- **Task goal**:
Begin the copy with the line that contains "Convert this chart to Apache ECharts code." and end it with the line that contains "var drtValues = [0.763, 0.239, 0.380, 0.262];". Print these lines exactly and omit all pictures.

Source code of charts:

^^^^

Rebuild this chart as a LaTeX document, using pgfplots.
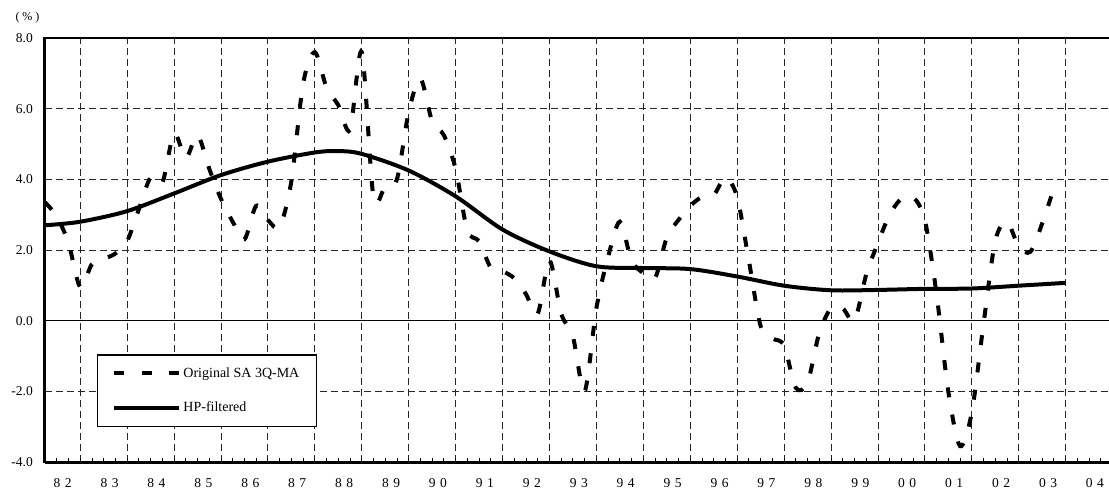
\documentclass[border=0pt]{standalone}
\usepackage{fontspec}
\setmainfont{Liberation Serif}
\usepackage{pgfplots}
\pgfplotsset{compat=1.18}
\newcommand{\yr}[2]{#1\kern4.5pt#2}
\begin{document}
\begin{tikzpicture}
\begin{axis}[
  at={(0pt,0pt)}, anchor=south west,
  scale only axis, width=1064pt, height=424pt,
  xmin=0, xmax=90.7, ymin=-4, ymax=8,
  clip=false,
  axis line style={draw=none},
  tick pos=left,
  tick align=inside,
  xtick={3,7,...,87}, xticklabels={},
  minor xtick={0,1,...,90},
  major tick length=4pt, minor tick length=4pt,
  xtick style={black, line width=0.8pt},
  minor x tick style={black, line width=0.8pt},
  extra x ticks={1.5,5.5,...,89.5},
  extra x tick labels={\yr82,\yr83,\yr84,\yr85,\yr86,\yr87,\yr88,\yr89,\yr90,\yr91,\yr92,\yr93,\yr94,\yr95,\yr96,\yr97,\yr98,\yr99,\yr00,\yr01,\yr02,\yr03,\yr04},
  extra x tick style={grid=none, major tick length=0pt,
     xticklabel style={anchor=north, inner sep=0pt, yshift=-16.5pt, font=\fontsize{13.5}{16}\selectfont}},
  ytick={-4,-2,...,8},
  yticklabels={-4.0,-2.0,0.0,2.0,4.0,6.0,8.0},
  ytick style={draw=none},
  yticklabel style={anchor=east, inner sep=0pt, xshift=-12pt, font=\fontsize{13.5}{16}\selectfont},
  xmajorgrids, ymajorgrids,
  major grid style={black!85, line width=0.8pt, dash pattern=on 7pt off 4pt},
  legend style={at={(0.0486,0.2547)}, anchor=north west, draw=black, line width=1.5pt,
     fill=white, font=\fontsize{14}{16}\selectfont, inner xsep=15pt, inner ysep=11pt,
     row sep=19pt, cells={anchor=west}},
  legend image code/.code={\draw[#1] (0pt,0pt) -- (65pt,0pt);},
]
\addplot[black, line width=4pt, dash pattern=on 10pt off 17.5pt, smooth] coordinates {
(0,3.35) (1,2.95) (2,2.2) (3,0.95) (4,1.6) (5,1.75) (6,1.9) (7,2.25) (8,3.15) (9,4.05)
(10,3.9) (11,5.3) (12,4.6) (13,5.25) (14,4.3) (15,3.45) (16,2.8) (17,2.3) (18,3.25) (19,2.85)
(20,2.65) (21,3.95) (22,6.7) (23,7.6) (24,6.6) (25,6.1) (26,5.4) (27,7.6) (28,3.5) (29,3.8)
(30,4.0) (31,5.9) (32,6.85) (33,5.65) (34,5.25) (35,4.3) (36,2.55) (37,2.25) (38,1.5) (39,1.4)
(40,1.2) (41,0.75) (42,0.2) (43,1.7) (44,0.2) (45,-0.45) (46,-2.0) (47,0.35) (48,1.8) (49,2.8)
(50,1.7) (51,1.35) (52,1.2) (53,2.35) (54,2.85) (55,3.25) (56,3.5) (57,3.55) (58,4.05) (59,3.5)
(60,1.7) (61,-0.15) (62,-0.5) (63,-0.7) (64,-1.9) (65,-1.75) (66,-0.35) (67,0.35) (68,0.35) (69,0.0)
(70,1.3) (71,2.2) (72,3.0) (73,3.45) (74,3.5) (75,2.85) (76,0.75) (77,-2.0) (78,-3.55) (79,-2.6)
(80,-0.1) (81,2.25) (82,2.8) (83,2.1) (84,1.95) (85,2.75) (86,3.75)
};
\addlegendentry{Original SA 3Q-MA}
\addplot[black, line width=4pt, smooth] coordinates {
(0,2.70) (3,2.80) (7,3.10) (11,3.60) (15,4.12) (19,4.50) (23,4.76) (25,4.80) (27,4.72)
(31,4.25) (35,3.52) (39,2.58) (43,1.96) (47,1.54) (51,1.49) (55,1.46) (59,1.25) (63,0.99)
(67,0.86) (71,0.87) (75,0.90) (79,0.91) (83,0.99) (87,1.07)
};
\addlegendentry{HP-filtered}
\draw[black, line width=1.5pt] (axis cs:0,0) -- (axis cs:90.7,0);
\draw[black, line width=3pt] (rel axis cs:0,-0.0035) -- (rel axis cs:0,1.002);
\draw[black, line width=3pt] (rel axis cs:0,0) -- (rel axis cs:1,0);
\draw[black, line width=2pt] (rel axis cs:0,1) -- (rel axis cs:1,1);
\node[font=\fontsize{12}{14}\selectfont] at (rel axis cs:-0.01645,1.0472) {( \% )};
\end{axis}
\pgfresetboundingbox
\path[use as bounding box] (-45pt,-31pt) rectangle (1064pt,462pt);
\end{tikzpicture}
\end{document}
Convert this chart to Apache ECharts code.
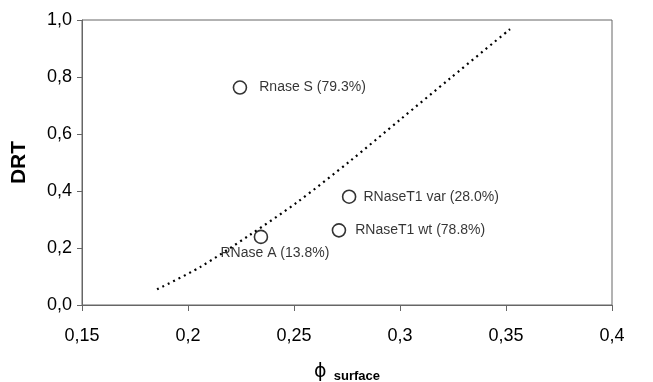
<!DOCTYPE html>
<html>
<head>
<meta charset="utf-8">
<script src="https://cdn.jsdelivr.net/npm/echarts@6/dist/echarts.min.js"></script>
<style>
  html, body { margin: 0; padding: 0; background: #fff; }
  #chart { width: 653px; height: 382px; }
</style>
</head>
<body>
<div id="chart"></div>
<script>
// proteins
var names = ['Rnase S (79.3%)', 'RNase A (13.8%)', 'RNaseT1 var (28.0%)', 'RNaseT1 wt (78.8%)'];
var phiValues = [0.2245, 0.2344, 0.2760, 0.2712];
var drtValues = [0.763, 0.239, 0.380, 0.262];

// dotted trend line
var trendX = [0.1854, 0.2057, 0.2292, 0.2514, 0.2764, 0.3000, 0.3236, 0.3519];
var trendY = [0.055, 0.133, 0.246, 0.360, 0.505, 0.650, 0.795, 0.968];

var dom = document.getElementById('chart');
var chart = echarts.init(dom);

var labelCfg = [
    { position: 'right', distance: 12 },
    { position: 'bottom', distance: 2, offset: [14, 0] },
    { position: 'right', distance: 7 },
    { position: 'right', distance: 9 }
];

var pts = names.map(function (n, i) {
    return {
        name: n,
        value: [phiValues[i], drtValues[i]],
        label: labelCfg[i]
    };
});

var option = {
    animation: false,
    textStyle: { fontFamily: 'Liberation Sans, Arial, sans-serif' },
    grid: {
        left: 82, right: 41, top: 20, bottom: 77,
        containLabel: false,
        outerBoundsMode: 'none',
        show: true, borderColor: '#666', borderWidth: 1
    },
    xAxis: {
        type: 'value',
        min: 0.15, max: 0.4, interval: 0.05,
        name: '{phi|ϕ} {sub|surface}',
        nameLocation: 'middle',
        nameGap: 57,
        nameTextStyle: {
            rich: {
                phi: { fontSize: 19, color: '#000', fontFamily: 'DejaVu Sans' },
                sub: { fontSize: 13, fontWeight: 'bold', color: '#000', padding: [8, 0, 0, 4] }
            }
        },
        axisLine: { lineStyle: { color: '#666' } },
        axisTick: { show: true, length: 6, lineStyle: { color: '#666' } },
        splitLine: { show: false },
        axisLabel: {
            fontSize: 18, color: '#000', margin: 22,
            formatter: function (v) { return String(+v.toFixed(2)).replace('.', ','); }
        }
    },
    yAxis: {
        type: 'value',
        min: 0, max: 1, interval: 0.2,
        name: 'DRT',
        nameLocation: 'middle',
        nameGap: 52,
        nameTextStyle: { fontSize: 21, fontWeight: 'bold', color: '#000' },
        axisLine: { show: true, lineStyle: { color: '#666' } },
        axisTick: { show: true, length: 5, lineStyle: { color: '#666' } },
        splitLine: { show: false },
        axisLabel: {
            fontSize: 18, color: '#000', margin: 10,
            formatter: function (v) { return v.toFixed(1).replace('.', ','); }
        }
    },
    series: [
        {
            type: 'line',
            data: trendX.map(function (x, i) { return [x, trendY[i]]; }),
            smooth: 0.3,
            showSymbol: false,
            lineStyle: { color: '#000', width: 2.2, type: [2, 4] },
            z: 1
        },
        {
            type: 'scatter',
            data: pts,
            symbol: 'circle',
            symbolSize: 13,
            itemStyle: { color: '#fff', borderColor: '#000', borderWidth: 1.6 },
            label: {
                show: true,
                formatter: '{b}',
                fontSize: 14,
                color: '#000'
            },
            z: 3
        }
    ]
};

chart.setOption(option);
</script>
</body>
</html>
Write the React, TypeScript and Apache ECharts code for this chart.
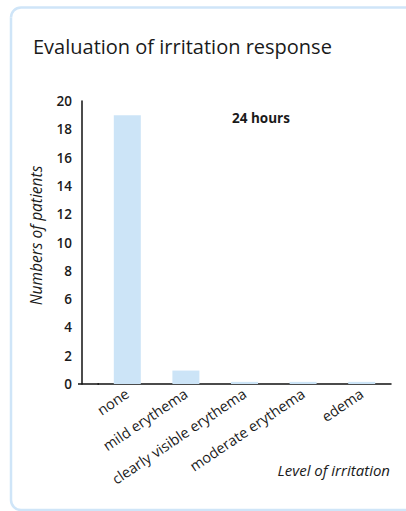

^^^^

- **Final result**:
Convert this chart to Apache ECharts code.
<!DOCTYPE html>
<html>
<head>
<meta charset="utf-8">
<script src="https://cdn.jsdelivr.net/npm/echarts@6/dist/echarts.min.js"></script>
<style>
  html, body { margin: 0; padding: 0; background: #fff; }
  #chart { width: 653px; height: 382px; }
</style>
</head>
<body>
<div id="chart"></div>
<script>
// proteins
var names = ['Rnase S (79.3%)', 'RNase A (13.8%)', 'RNaseT1 var (28.0%)', 'RNaseT1 wt (78.8%)'];
var phiValues = [0.2245, 0.2344, 0.2760, 0.2712];
var drtValues = [0.763, 0.239, 0.380, 0.262];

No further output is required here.